Just picking up on this single point, I’m not aware of any pip users who have ever asked for an audit capability in pip. People have complained about end to end security risks in the Python packaging ecosystem, but to my knowledge no-one has ever raised an issue with pip that would have been addressed if we had a pip audit command.

So while I appreciate that sometimes users don’t know, or can’t describe, the features they need, I still have a hard time believing that this is something pip’s users want. I’d be OK with it being described as something that might be good for our users even if they don’t want it (IMO security-related features often fall into this category) but even then, it’s only one of many such possibilities, and it’s one that can stand alone, unlike others (e.g. TUF) so I’m still skeptical.

I’ve probably said enough at this point - I think my reservations are clear. I don’t want to drown out other people’s views, so I’ll leave it at that.

mwichmann · July 27, 2022, 3:59pm

Just to point out It’s far from unprecedented if you look at the Linux
packaging space where many distros have an application that manages the
local package installation and database and an application that manages
external indexes and repositories (rpm vs yum, dnf, zypper; dpkg vs apt,
etc.).
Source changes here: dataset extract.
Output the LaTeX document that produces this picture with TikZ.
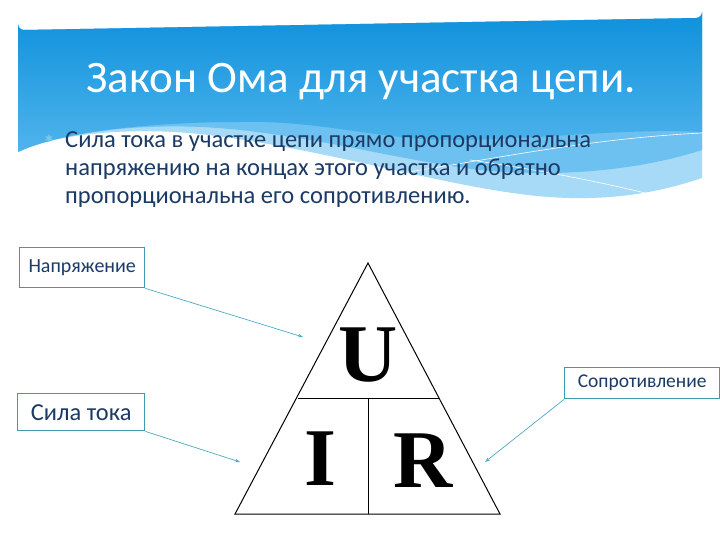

But you could also argue pip has already crossed over into the
“working with exteral repositories space” so the parallels are sketchy…

(post-edit: grr, I think I ran into multiple Discourse warts here, I went for the email reply because it wouldn’t let me quote sensibly in the web interface, then the email seems to have stripped the quoted bit entirely, this was to the way-back-in-the thread comment from @pf_moore As a separate pip audit subcommand, I’m not convinced it fits within the scope of pip. I see pip more as “managing packages on my machine” and this is more about “querying information from a package index”. It’s a fine distinction, and one that’s far from hard and fast.)